Depending on the value of n in the chemical formula, four different SFCA-phases can be distinguished forming a polysomatic series. They can be described with a modular approach involving the stacking sequence of “P” and “S” modules that can be imagined as being cut from the well-known pyroxene and spinel structure-types. The representatives with n = 0 (A14O20) are related to the sapphirine supergroup of minerals.
Even though the SFCAs are critical for the production of iron-ore sinters, it is surprising that there are still many open questions regarding their composition, atomic structure, thermochemistry and stability.
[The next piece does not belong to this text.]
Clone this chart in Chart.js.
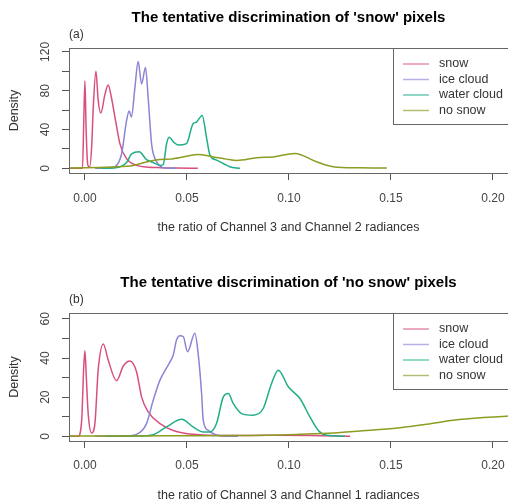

For any target-oriented improvement and optimization of ore-sintering as well as thermodynamic modeling of the sinters, a much more detailed understanding of these fundamental solid-state properties of the SFCAs is essential. The present contribution provides - for the first time - a detailed crystallographic analysis on the impact of chemical variations on these compounds that are of relevance for the field of applied mineralogy.